It’s Last Harvest today. In keeping with eating the nasty bits at Samhain, I have beef heart marinating in red wine in the fridge right now. This afternoon – after editing a story submission – I will be hanging up more ancestor pictures in the hallway, then lighting my altar candles and doing a Silent Supper: Inviting my People to come in and visit, setting out a plate with a meal and glass of sortilege for those who want to show up.
I’ve never done this before. Not like this anyway. So we’ll see how it goes.
This month – the whole waxing and waning (almost – new moon is this coming… Thursday, I think) of Harvest/Ancestor Moon – has been a whirlwind. It started with my having the honour of officiating the wedding of a couple of friends of mine – I’m not legally licensed to solemnize a marriage, so the paperwork side was done beforehand through city hall, but it was lovely to be able to do the ritual in their back yard with their families and friends around them.
Side note: It was really neat to feel the Air Folk come in. It made me think of the magic I did to get this house, when I felt the Earth Folk arrive. They came because I was doing magic for housing and stability. It was cool to feel the Air arrive for a ritual of vow-making.

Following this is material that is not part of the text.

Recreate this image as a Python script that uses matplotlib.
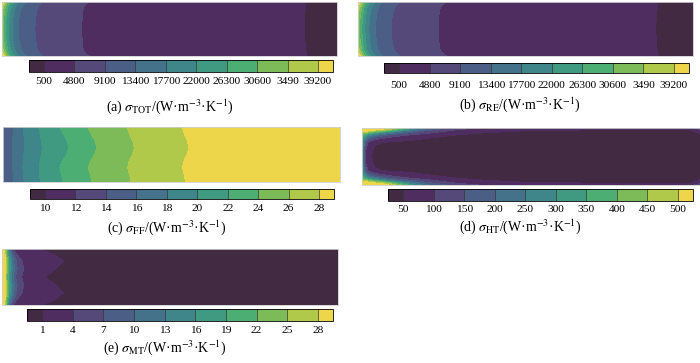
import numpy as np
import matplotlib
matplotlib.use("Agg")
import matplotlib.pyplot as plt
from matplotlib.colors import ListedColormap, BoundaryNorm

plt.rcParams["font.family"] = ["Liberation Serif", "DejaVu Serif"]
plt.rcParams["mathtext.fontset"] = "stix"

W, H = 700, 363

# 11-step palette shared by every panel (below first level ... above last level)
band_colors = ["#412a42", "#4f2d61", "#55497a", "#4a5e86", "#43728a", "#3e8689",
               "#409a82", "#4dae73", "#7cbb58", "#b1c94a", "#eed64b"]

# ---- (a) total entropy generation ----
levels_a = [500, 4800, 9100, 13400, 17700, 22000, 26300, 30600, 34900, 39200]
labels_a = ["500", "4800", "9100", "13400", "17700", "22000", "26300", "30600", "3490", "39200"]
rows_a = [0.0, 0.04, 0.12, 0.3, 0.5, 0.7, 0.88, 0.96, 1.0]
# x (% of length) where the field crosses each level, one value per row
bounds_a = [
    [90.8, 90.7, 90.5, 90.3, 90.2, 90.4, 90.6, 90.8, 91.0],
    [26.0, 25.0, 24.2, 23.9, 23.8, 23.9, 24.2, 25.0, 26.0],
    [12.2, 11.4, 10.5, 10.0, 9.8, 10.0, 10.5, 11.4, 12.2],
    [7.2, 6.5, 5.7, 5.0, 4.9, 5.0, 5.7, 6.5, 7.2],
    [5.0, 4.4, 3.7, 3.2, 3.0, 3.2, 3.7, 4.4, 5.0],
    [3.6, 3.1, 2.5, 2.0, 1.9, 2.0, 2.5, 3.1, 3.6],
    [2.6, 2.1, 1.6, 1.2, 1.0, 1.2, 1.6, 2.1, 2.6],
    [1.8, 1.4, 0.9, 0.5, 0.3, 0.5, 0.9, 1.4, 1.8],
    [1.1, 0.8, 0.3, -0.5, -0.8, -0.5, 0.3, 0.8, 1.1],
    [0.6, 0.3, -0.3, -1.0, -1.2, -1.0, -0.3, 0.3, 0.6],
]
ends_a = (45000, 200)

# ---- (b) reaction ----
levels_b = levels_a
labels_b = labels_a
rows_b = [0.0, 0.04, 0.12, 0.3, 0.5, 0.7, 0.88, 0.96, 1.0]
bounds_b = [
    [89.6, 89.5, 89.3, 89.0, 88.9, 89.0, 89.3, 89.5, 89.6],
    [26.4, 25.3, 24.5, 24.0, 23.9, 24.0, 24.5, 25.3, 26.4],
    [12.4, 11.6, 10.7, 10.1, 10.0, 10.1, 10.7, 11.6, 12.4],
    [7.4, 6.7, 5.9, 5.4, 5.2, 5.4, 5.9, 6.7, 7.4],
    [5.2, 4.6, 3.9, 3.4, 3.2, 3.4, 3.9, 4.6, 5.2],
    [3.8, 3.2, 2.6, 2.2, 2.0, 2.2, 2.6, 3.2, 3.8],
    [2.8, 2.2, 1.7, 1.3, 1.1, 1.3, 1.7, 2.2, 2.8],
    [2.0, 1.5, 1.0, 0.6, 0.4, 0.6, 1.0, 1.5, 2.0],
    [1.3, 0.9, 0.4, -0.5, -0.8, -0.5, 0.4, 0.9, 1.3],
    [0.7, 0.4, -0.2, -1.0, -1.2, -1.0, -0.2, 0.4, 0.7],
]
ends_b = (45000, 200)

# ---- (c) fluid friction ----
levels_c = [10, 12, 14, 16, 18, 20, 22, 24, 26, 28]
labels_c = ["10", "12", "14", "16", "18", "20", "22", "24", "26", "28"]
rows_c = [0.0, 0.12, 0.25, 0.38, 0.5, 0.62, 0.74, 0.87, 1.0]
bounds_c = [
    [-1.5] * 9,
    [-1.0] * 9,
    [-0.5] * 9,
    [3.1, 3.0, 2.9, 2.8, 2.8, 2.8, 2.9, 3.0, 3.1],
    [6.0, 6.2, 6.3, 6.4, 6.2, 6.0, 5.9, 6.1, 6.3],
    [10.6, 11.0, 11.4, 11.7, 11.4, 11.0, 10.7, 10.9, 11.1],
    [16.8, 17.9, 19.0, 19.6, 18.9, 17.6, 16.9, 17.4, 17.8],
    [25.1, 26.1, 27.3, 27.9, 27.2, 25.9, 25.3, 25.9, 26.4],
    [36.8, 37.5, 38.5, 39.0, 38.4, 37.4, 37.0, 37.6, 38.0],
    [53.1, 53.8, 54.7, 55.2, 54.6, 53.7, 53.3, 53.8, 54.2],
]
ends_c = (8, 30)

# ---- (d) heat transfer: value grid, top half (mirrored about the centre line) ----
levels_d = [50, 100, 150, 200, 250, 300, 350, 400, 450, 500]
labels_d = ["50", "100", "150", "200", "250", "300", "350", "400", "450", "500"]
x_d = [0, 1, 2, 4, 7, 10, 15, 20, 28, 36, 50, 97, 100]
y_d = [0.0, 0.03, 0.07, 0.12, 0.18, 0.25, 0.35, 0.5]
z_d = [
    [600, 620, 600, 560, 520, 450, 300, 200, 120, 95, 70, 60, 150],
    [560, 580, 560, 520, 470, 380, 240, 160, 100, 75, 52, 48, 90],
    [480, 470, 430, 380, 300, 230, 160, 115, 70, 52, 46, 44, 55],
    [400, 330, 280, 220, 160, 125, 95, 75, 50, 45, 42, 40, 45],
    [350, 230, 170, 120, 90, 70, 58, 48, 44, 42, 40, 38, 40],
    [320, 150, 90, 55, 48, 45, 42, 40, 38, 38, 37, 36, 36],
    [300, 110, 60, 45, 42, 40, 38, 37, 36, 36, 35, 35, 35],
    [300, 100, 55, 42, 40, 38, 36, 35, 35, 35, 35, 35, 35],
]

# ---- (e) mass transfer ----
levels_e = [1, 4, 7, 10, 13, 16, 19, 22, 25, 28]
labels_e = ["1", "4", "7", "10", "13", "16", "19", "22", "25", "28"]
rows_e = [0.0, 0.1, 0.22, 0.36, 0.5, 0.64, 0.78, 0.9, 1.0]
bounds_e = [
    [11.2, 15.4, 18.3, 15.9, 12.8, 15.9, 18.3, 15.9, 11.8],
    [3.2, 4.5, 6.0, 6.5, 5.8, 6.5, 6.0, 4.5, 3.2],
    [2.6, 3.5, 4.3, 4.5, 4.0, 4.5, 4.3, 3.5, 2.6],
    [2.2, 2.9, 3.5, 3.7, 3.3, 3.7, 3.5, 2.9, 2.2],
    [1.9, 2.4, 2.9, 3.0, 2.7, 3.0, 2.9, 2.4, 1.9],
    [1.6, 2.0, 2.4, 2.5, 2.2, 2.5, 2.4, 2.0, 1.6],
    [1.4, 1.7, 2.0, 2.0, 1.8, 2.0, 2.0, 1.7, 1.4],
    [1.2, 1.4, 1.6, 1.6, 1.4, 1.6, 1.6, 1.4, 1.2],
    [1.0, 1.1, 1.3, 1.3, 1.1, 1.3, 1.3, 1.1, 1.0],
    [0.8, 0.9, 1.0, 1.0, 0.9, 1.0, 1.0, 0.9, 0.8],
]
ends_e = (31, 0)

captions = [
    r"(a) $\sigma_{\rm TOT}$/(W·m$^{-3}$·K$^{-1}$)",
    r"(b) $\sigma_{\rm RE}$/(W·m$^{-3}$·K$^{-1}$)",
    r"(c) $\sigma_{\rm FF}$/(W·m$^{-3}$·K$^{-1}$)",
    r"(d) $\sigma_{\rm HT}$/(W·m$^{-3}$·K$^{-1}$)",
    r"(e) $\sigma_{\rm MT}$/(W·m$^{-3}$·K$^{-1}$)",
]


def band_field(rows, levels, bounds, ends):
    """Curvilinear grid whose nodes sit on the level crossings."""
    b = np.asarray(bounds, float).T
    z = np.asarray(levels, float)
    order = np.argsort(b.mean(axis=0))
    b, z = b[:, order], z[order]
    n = len(rows)
    X = np.column_stack([np.full(n, -3.0), b, np.full(n, 100.0)])
    Z = np.tile(np.r_[ends[0], z, ends[1]], (n, 1))
    Y = np.repeat(np.asarray(rows, float)[:, None], X.shape[1], axis=1)
    return X, Y, Z


def mirrored_field(xs, ys, zs):
    ys = np.asarray(ys, float)
    zs = np.asarray(zs, float)
    Y1 = np.r_[ys, 1.0 - ys[::-1][1:]]
    Z = np.vstack([zs, zs[::-1][1:]])
    X, Y = np.meshgrid(np.asarray(xs, float), Y1)
    return X, Y, Z


def px_axes(fig, x0, y0, x1, y1):
    return fig.add_axes([x0 / W, 1 - y1 / H, (x1 - x0) / W, (y1 - y0) / H])


fig = plt.figure(figsize=(W / 100, H / 100), dpi=100)

cmap = ListedColormap(band_colors[1:-1])
cmap.set_under(band_colors[0])
cmap.set_over(band_colors[-1])

# field, levels, tick labels, field box px, colorbar box px, caption centre px, label pad
panels = [
    (band_field(rows_a, levels_a, bounds_a, ends_a), levels_a, labels_a,
     (2, 2, 337, 56), (29, 60, 333, 72), (170, 107), 3.5),
    (band_field(rows_b, levels_b, bounds_b, ends_b), levels_b, labels_b,
     (358, 2, 693, 56), (384, 63, 689, 73), (520, 105), 5.5),
    (band_field(rows_c, levels_c, bounds_c, ends_c), levels_c, labels_c,
     (3, 127, 340, 182), (30, 189, 334, 199), (167, 228), 3.5),
    (mirrored_field(x_d, y_d, z_d), levels_d, labels_d,
     (362, 128, 700, 185), (388, 189, 693, 201), (520, 227), 3.2),
    (band_field(rows_e, levels_e, bounds_e, ends_e), levels_e, labels_e,
     (2, 249, 338, 305), (27, 309, 333, 321), (165, 348), 3.5),
]

for (X, Y, Z), levels, labels, frect, crect, cap, pad in panels:
    norm = BoundaryNorm(levels, cmap.N)
    ax = px_axes(fig, *frect)
    cs = ax.contourf(X, Y, Z, levels=levels, cmap=cmap, norm=norm, extend="both")
    ax.set_xlim(0, 100)
    ax.set_ylim(1, 0)
    ax.set_xticks([])
    ax.set_yticks([])
    for spine in ax.spines.values():
        spine.set_color("#cfcfcf")
        spine.set_linewidth(0.6)

    cax = px_axes(fig, *crect)
    cb = fig.colorbar(cs, cax=cax, orientation="horizontal", extend="both",
                      extendrect=True, extendfrac=0.055, drawedges=True)
    cb.set_ticks(levels, labels=labels)
    cb.ax.tick_params(length=0, labelsize=8.2, pad=pad)
    cb.outline.set_linewidth(0.6)
    cb.dividers.set_color("#333333")
    cb.dividers.set_linewidth(0.5)

for cap_text, p in zip(captions, panels):
    cx, cy = p[5]
    fig.text(cx / W, 1 - cy / H, cap_text, ha="center", va="center", fontsize=10)

fig.savefig("out.png", dpi=100)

Other side note: I would love to be able to run this kind of ritual again.
After that, I basically got on a plane(!) and flew(!) to DC, to visit my girlfriend for our third(!) anniversary. Barring a slightly rocky start (below), it was a lovely visit. We took an impromptu trip to Chesapeak Bay and got to stand in the Atlantic – and get absolutely drenched in the waves – on our anniversary. We made apple pie and went for a night walk to look at the stars. We read stories to each other. We co-worked, because I was there for two weeks which meant more “domesticity” than “vacation”. It was good to have all that time with her.

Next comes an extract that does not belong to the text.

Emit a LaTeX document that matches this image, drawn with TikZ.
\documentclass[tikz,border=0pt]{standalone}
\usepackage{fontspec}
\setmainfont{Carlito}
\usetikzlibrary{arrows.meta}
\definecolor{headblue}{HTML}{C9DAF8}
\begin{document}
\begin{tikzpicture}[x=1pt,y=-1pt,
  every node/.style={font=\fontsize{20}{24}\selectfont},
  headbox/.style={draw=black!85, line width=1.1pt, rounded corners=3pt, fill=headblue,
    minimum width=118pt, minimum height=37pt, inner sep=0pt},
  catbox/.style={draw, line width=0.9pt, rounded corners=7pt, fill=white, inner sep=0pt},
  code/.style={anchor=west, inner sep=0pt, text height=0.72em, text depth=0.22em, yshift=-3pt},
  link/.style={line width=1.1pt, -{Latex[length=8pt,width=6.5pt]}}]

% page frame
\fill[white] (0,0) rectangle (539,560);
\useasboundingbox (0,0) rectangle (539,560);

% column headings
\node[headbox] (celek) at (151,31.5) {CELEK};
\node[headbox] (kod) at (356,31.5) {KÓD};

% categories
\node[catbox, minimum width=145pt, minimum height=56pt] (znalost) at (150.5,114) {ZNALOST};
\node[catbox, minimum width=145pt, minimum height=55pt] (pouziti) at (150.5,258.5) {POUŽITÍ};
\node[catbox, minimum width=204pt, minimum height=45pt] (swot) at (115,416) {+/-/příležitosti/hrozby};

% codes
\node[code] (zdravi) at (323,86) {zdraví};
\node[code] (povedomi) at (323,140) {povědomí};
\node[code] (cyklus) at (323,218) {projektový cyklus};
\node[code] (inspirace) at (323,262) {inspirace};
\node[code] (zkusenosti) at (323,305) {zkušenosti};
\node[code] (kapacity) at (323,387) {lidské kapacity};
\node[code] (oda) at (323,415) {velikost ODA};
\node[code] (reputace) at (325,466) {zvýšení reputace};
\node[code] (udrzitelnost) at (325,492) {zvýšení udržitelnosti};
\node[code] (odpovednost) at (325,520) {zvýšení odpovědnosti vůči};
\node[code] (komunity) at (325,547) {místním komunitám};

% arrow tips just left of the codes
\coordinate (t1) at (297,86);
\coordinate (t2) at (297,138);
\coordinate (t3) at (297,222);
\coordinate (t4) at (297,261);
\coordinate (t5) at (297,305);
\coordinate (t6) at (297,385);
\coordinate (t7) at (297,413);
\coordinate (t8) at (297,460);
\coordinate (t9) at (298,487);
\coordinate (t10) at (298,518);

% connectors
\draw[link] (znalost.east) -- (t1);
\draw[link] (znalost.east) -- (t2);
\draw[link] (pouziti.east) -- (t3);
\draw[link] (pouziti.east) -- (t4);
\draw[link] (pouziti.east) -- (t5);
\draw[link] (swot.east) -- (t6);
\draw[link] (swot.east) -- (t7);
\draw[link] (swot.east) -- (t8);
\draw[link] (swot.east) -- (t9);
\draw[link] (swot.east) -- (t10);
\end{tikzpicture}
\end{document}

The rocky start: The day I arrived, I got a wrecked phone call from my wife, telling me that my little bird, Fiona, had died. Which was pretty heart-breaking. A drive out to a pretty park turned into me sobbing in a parking lot for 40 minutes, grieving and devastated that I hadn’t been home when she died.

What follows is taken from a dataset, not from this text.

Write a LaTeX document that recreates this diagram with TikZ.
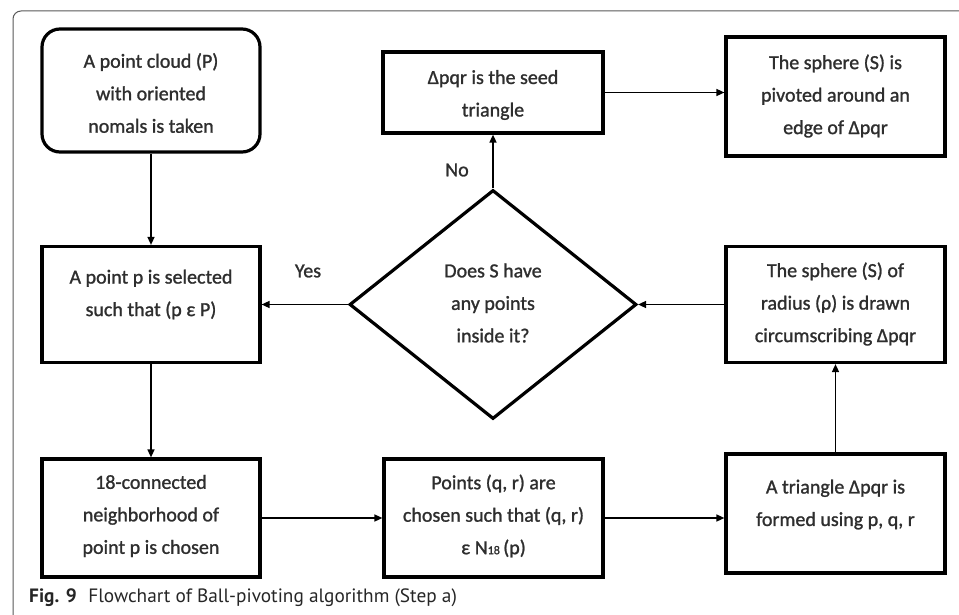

I buried her yesterday, just as the rain was starting, wrapped in corn husks and on a bed of tulip bulbs. I’m not expecting the bulbs to germinate – they were pretty old – but they were what I had.
One more family member in a year of losing family.
It’s time for me to sign off and do the final edits on a story-submission that’s due today.
I hope your beloved and mighty dead get in touch.